10) At last we are at our final number which invokes for me a work by that recently departed figure who ranks amongst the Greatest (and most profoundly underrated) of Major American Film Directors. But this isn't the time for your eulogy, Blake (that time will come), but rather to truly wrap up the wrap-up by conducting those readers not yet appropriately alienated by this Big Parade of Vanity thru the most glorious of my gloriest involvements in the local cinematic scene, i.e. those I've been directly involved with in some fashion: there was the FOFF screening of Endless Love (8/22 PFA), with its screenwriter, Judith Rascoe, in attendance; Bay Area Ecstatic, the first show I've been allowed to program and present at SFMOMA (and let me just say in passing I'm very gratified to see mentions of these programs by my fellow wrap-uppers), and last, and by far the most exciting was the 9/29 screening of 1953's The End (at the PFA, as part of the fantastically extensive series conjoined to the book Radical Light).
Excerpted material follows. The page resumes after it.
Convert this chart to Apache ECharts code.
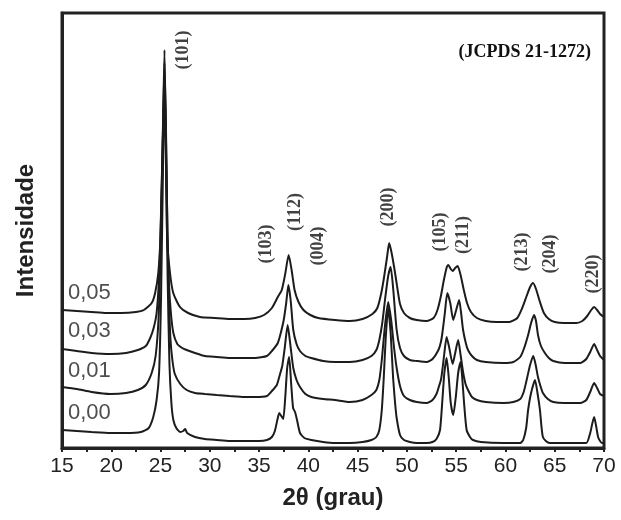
<!DOCTYPE html>
<html>
<head>
<meta charset="utf-8">
<script src="https://cdn.jsdelivr.net/npm/echarts@6/dist/echarts.min.js"></script>
<style>html,body{margin:0;padding:0;background:#fff}#c{width:621px;height:520px}</style>
</head>
<body>
<div id="c"></div>
<script>
// Tick labels of the 2θ axis
var xTicks = [15, 20, 25, 30, 35, 40, 45, 50, 55, 60, 65, 70];

// Series names (Cu/Ti ratio, stacked from top to bottom)
var seriesNames = ['0,05', '0,03', '0,01', '0,00'];

// Intensity (a.u., offset-stacked as drawn) vs 2θ
var s005 = [[15,138],[16.5,137],[18,136],[19.5,135],[21,135],[22.5,136],[23.3,138],[24.1,145],[24.45,155],[24.77,175],[24.98,208],[25.12,260],[25.25,320],[25.4,398],[25.52,320],[25.6,260],[25.68,208],[25.96,175],[26.29,155],[26.97,141],[27.8,135],[29,131],[30.5,130],[32,129],[33.5,129],[34.6,130],[35.5,133],[36.3,140],[36.9,151],[37.3,158],[37.65,174],[38.0,193],[38.3,178],[38.6,158],[39.0,146],[39.5,138],[40.2,133],[41,130],[42.7,128],[44.2,127],[45.5,129],[46.5,134],[47.0,140],[47.4,155],[47.7,172],[48.0,192],[48.2,205],[48.45,195],[48.75,178],[49.0,162],[49.3,144],[49.7,135],[50.3,130],[51,128],[52,127],[52.7,130],[53.1,138],[53.45,152],[53.75,168],[54.05,181],[54.2,183],[54.45,179],[54.65,177],[54.9,180],[55.15,182],[55.45,173],[55.75,159],[56.1,145],[56.5,136],[57.1,130],[58,127],[59.1,126],[60.4,126],[61.2,130],[61.7,140],[62.15,152],[62.5,161],[62.8,165],[63.1,159],[63.5,146],[63.9,135],[64.4,129],[65,126],[66,125],[67.2,125],[67.8,127],[68.3,132],[68.7,138],[69.0,141],[69.3,138],[69.6,134],[70,131]];

var s003 = [[15,99],[16.5,97],[18,95],[19.9,94],[21.5,95],[22.7,98],[23.5,102],[23.95,110],[24.3,120],[24.6,135],[24.85,170],[25.0,215],[25.2,300],[25.4,385],[25.55,320],[25.7,215],[25.85,165],[26.05,135],[26.3,115],[26.7,104],[27.2,100],[27.65,98],[28.5,95],[29.5,92],[30.7,91],[32,90],[33.5,90],[34.6,90],[35.8,92],[36.3,97],[36.9,105],[37.2,115],[37.5,128],[37.75,145],[37.97,163],[38.2,148],[38.47,118],[38.8,104],[39.15,97],[39.7,92],[40.3,90],[41.5,87],[42.7,86],[44.2,86],[45.5,88],[46.4,92],[46.9,98],[47.2,108],[47.5,125],[47.8,150],[48.1,172],[48.35,181],[48.6,160],[48.96,118],[49.3,100],[49.7,92],[50.3,88],[51,87],[52,86],[52.6,89],[53.2,98],[53.45,106],[53.6,115],[53.85,135],[54.1,155],[54.4,145],[54.7,128],[55.0,138],[55.3,148],[55.5,135],[55.7,118],[56.0,104],[56.2,98],[56.6,92],[57.1,88],[58,86],[59.8,85],[60.8,86],[61.5,91],[61.9,100],[62.3,113],[62.6,125],[62.9,133],[63.1,127],[63.3,113],[63.6,102],[64.0,95],[64.4,90],[64.85,87],[66,85],[67.6,85],[68.2,89],[68.6,96],[69.0,104],[69.3,98],[69.6,92],[70,88]];

var s001 = [[15,61],[16.5,59],[18,56],[19.9,54],[21.5,55],[22.7,58],[23.5,63],[24.1,75],[24.5,92],[24.8,130],[25.0,195],[25.2,290],[25.4,370],[25.55,310],[25.7,215],[25.85,150],[26.0,110],[26.2,88],[26.45,74],[27.0,64],[27.65,58],[28.5,55],[29.5,54],[30.7,53],[32,52],[33.5,51],[34.6,51],[35.8,52],[36.3,57],[36.8,63],[37.1,73],[37.35,82],[37.6,100],[37.9,123],[38.15,105],[38.47,80],[38.8,68],[39.15,61],[39.7,54],[40.3,51],[41.5,49],[42.7,48],[44.2,46],[45.5,48],[46.4,53],[46.9,58],[47.2,68],[47.45,88],[47.75,120],[48.1,146],[48.4,128],[48.7,100],[48.96,80],[49.3,62],[49.7,52],[50.3,48],[51,46],[52,45],[52.6,48],[53.0,54],[53.2,60],[53.45,68],[53.6,78],[53.8,95],[54.03,111],[54.3,100],[54.64,84],[54.9,95],[55.2,108],[55.45,93],[55.7,76],[55.95,64],[56.2,58],[56.6,51],[57.1,48],[58,46],[59.8,45],[60.8,46],[61.5,49],[61.85,56],[62.15,68],[62.5,83],[62.82,92],[63.05,84],[63.3,71],[63.55,62],[63.8,55],[64.3,49],[64.85,46],[66,45],[67.6,45],[68.2,48],[68.6,56],[69.0,65],[69.3,60],[69.6,54],[70,52]];

var s000 = [[15,18],[16.5,17],[18,16],[19.9,15],[21.5,15],[23.0,16],[23.8,20],[24.26,31],[24.6,48],[24.85,75],[25.05,150],[25.25,280],[25.4,360],[25.55,285],[25.72,170],[25.9,85],[26.1,45],[26.3,28],[26.6,20],[27.0,16],[27.3,17],[27.5,19],[27.7,15],[28.5,11],[29.5,9],[30.7,8],[32,7],[33.5,7],[35.0,7],[35.8,8],[36.3,11],[36.6,17],[36.85,28],[37.05,35],[37.25,32],[37.45,29],[37.65,50],[37.85,80],[38.05,91],[38.25,65],[38.45,40],[38.65,36],[38.85,28],[39.15,15],[39.6,10],[40.3,8],[41.5,6],[42.7,5],[44.2,5],[45.5,6],[46.4,8],[46.9,11],[47.2,18],[47.45,38],[47.65,70],[47.85,110],[48.1,140],[48.35,115],[48.6,70],[48.8,45],[48.96,30],[49.3,13],[49.7,8],[50.3,6],[51,5],[52,5],[52.6,6],[53.0,9],[53.36,18],[53.6,48],[53.8,75],[54.03,90],[54.25,70],[54.45,45],[54.7,33],[54.95,50],[55.2,75],[55.45,86],[55.6,72],[55.8,45],[56.06,18],[56.4,11],[56.7,8],[57.5,6],[59.8,5],[61,5],[61.5,5],[61.8,8],[62.1,20],[62.3,38],[62.6,55],[63.0,68],[63.25,55],[63.5,38],[63.65,22],[63.8,11],[64.1,7],[64.5,5],[66,5],[68.2,5],[68.6,15],[68.8,24],[69.0,31],[69.2,22],[69.4,11],[69.6,7],[69.8,5],[70,5]];

// Miller-index annotations: label, 2θ position, height (a.u.)
var hklLabels = ['(101)', '(103)', '(112)', '(004)', '(200)', '(105)', '(211)', '(213)', '(204)', '(220)'];
var hklPos    = [27.28, 35.77, 38.64, 40.98, 48.08, 53.36, 55.69, 61.68, 64.52, 68.88];
var hklHeight = [398, 204, 236, 202, 241, 216, 213, 196, 194, 174];

// Series label heights (a.u.) at the left side
var nameHeight = [155, 117, 77, 35];

var chart = echarts.init(document.getElementById('c'), null, {renderer: 'canvas'});

var lineColor = '#1c1c1c';
var curves = [s005, s003, s001, s000];
var series = curves.map(function (d, i) {
  return {
    name: seriesNames[i], type: 'line', data: d, showSymbol: false,
    smooth: 0.2, lineStyle: {color: lineColor, width: 2}, z: 2, animation: false
  };
});

series.push({
  type: 'scatter', symbolSize: 0, animation: false, silent: true,
  data: hklPos.map(function (x, i) { return {value: [x, hklHeight[i]], name: hklLabels[i]}; }),
  label: {
    show: true, position: 'inside', rotate: 90, formatter: '{b}',
    fontFamily: 'Liberation Serif', fontWeight: 'bold', fontSize: 18, color: '#111'
  }
});

series.push({
  type: 'scatter', symbolSize: 0, animation: false, silent: true,
  data: seriesNames.map(function (n, i) { return {value: [15.6, nameHeight[i]], name: n}; }),
  label: {
    show: true, position: 'right', distance: 0, formatter: '{b}',
    fontFamily: 'Liberation Sans', fontSize: 22, color: '#222'
  }
});

chart.setOption({
  animation: false,
  backgroundColor: '#fff',
  grid: {left: 62, right: 17, top: 13, bottom: 72, show: true, borderColor: '#222', borderWidth: 3},
  graphic: [{
    type: 'text', right: 30, top: 43,
    style: {text: '(JCPDS 21-1272)', font: 'bold 18px "Liberation Serif"', fill: '#111'}
  }],
  xAxis: {
    type: 'value', min: 15, max: 70, interval: 5,
    name: '2\u03b8 (grau)', nameLocation: 'middle', nameGap: 38,
    nameTextStyle: {fontFamily: 'Liberation Sans', fontWeight: 'bold', fontSize: 24, color: '#222'},
    axisLine: {show: true, lineStyle: {color: '#222', width: 3}},
    axisTick: {show: true, inside: false, length: 4, lineStyle: {color: '#222', width: 2}},
    minorTick: {show: true, splitNumber: 2, length: 4, lineStyle: {color: '#222', width: 2}},
    splitLine: {show: false},
    axisLabel: {
      margin: 8, fontFamily: 'Liberation Sans', fontSize: 21, color: '#222',
      formatter: function (v) { return xTicks.indexOf(v) >= 0 ? String(v) : ''; }
    }
  },
  yAxis: {
    type: 'value', min: 0, max: 435,
    name: 'Intensidade', nameLocation: 'middle', nameGap: 24, nameRotate: 90,
    nameTextStyle: {fontFamily: 'Liberation Sans', fontWeight: 'bold', fontSize: 24, color: '#222'},
    axisLine: {show: true, lineStyle: {color: '#222', width: 3}},
    axisTick: {show: false}, axisLabel: {show: false}, splitLine: {show: false}
  },
  series: series
});
</script>
</body>
</html>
This was a key moment in the project I've been involved with for most of the last year with Brian Darr to investigate, document, and analyze all things having to do with Christopher Maclaine's Very Great Masterpiece. After making contact with Wilder Bentley II, who plays Paul, one of the film's rotating protagonists, we now found ourselves seated next to "Paul" himself for this latest unspooling of The End upon the PFA screen. As the Paul episode came up, I couldn't help surreptitiously glancing back and forth between "Paul"s. This was truly a glorious moment.